White cabbage with ginger and red chillies

White cabbage with ginger and red chillies

Here is the recipe for something I improvised on the spot and to my total surprise I found that it tasted absolutely delicious. It's suitable as a side dish for 4, or as a main dish for 2.

  • 1 white cabbage
  • 1 2-inch piece of ginger root, peeled and chopped
  • 3-5 dried red chillies, chopped
  • 4 cloves garlic, cut into thin slices
  • ½ cup rice vinegar
  • 1-2 tablespoons oil
  • 1 tablespoon soy sauce
  • 1 spring onion, chopped
  • 1 piece of lemongrass
  • salt

Remove the hard outer leaves and the trunk from the cabbage; then cut in quarters and remove the hard bits at the core. Cut into biggish stripes.

Remove the dry outer leaves of the lemongrass and then cut the white part into very thin slices. In a wok or large frying pan, heat the oil and fry the lemongrass, chilies, ginger, and garlic slices for a minute or two over medium heat. Add the spring onion and fry for a few minutes more until the onion becomes transparent, but not brown.

Add the cabbage, stir well for a few minutes, then add the soy sauce, rice vinegar and salt. Stir well, then cover with a lid.

After a short while, the cabbage should lose some water and boil in its own juice. With the lid on, let it simmer for about 15-20 minutes, stirring occasionally. Then taste and add more soy sauce or salt as required. Serve with rice.

I served this as a side dish together with fried tofu and mushrooms, but found that it also works well as a main dish of its own.
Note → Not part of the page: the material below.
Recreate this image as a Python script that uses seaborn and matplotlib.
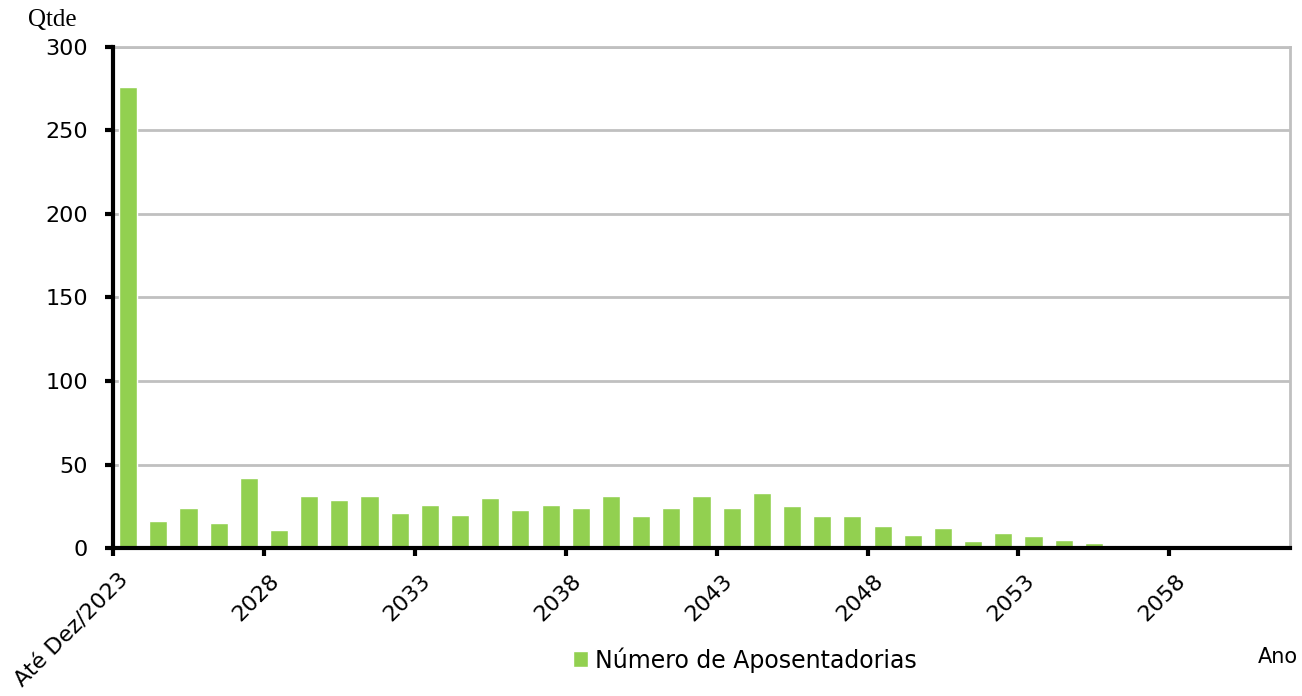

The amount of chillies can be varied according to taste, but a minimum of three is recommended. If you like a stronger garlic taste, put aside 2 of the cloves, squeeze them with a garlic press, and add the garlic paste to the cabbage together with the rice vinegar. Rice vinegar, by the way, is sweeter and not as sour as normal vinegar, so if you use normal vinegar, you may need to add some sugar and some water.